Out of more than 1,900 nurses in 46 states and Washington D.C. who responded, 76 percent said their hospital still hadn't communicated to them an official policy on admitting potential patients with Ebola. And a whopping 85 percent said their hospital hadn't provided educational training sessions on Ebola in which nurses could interact and ask questions.

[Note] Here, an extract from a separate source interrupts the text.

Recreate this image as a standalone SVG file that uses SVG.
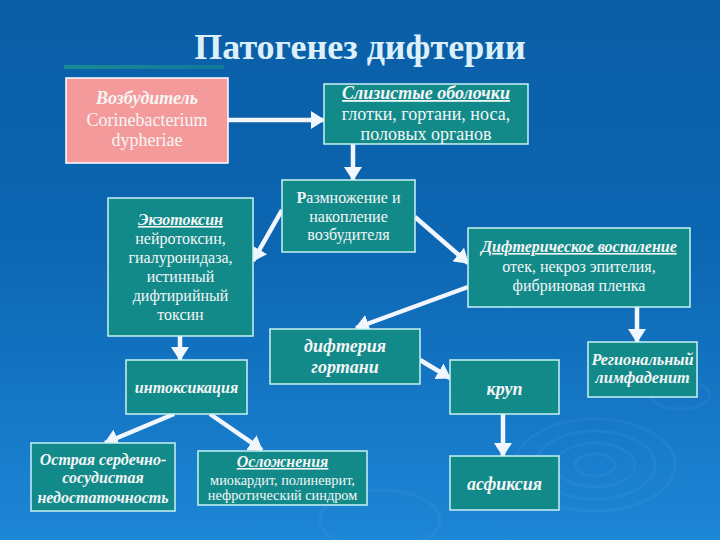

http://www.nbcnews.com/storyline/eb...urses-shows-heightened-ebola-concerns-n224491

The hospital administrators need to get up to speed. Part of the problem may be that many of them staff hospitals with nurses who come from temp agencies.
 
One of my friends nannies for a doctor/professor at UW Hospital (a VERY well respected hospital in Wisconsin). My friend said she came home from work tonight came and was very verbal about how unprepared the UW hospital is to deal with Ebola. She's thinking of un-volunteering for the ebola stuff she was going to take on because their preparation is not up to par and in her words it is very easy to screw it up. She mentioned telling the doc/guy in charge to come tell her kids that the equipment they really need to order is too expensive

I would think a cost analysis would show very quickly that buying the correct equipment will be hundreds of thousands of dollars less than if they have an infected patient/and or staff on their watch. Not to mention public perception - Presbyterian Hospital will forever be tied to Ebola.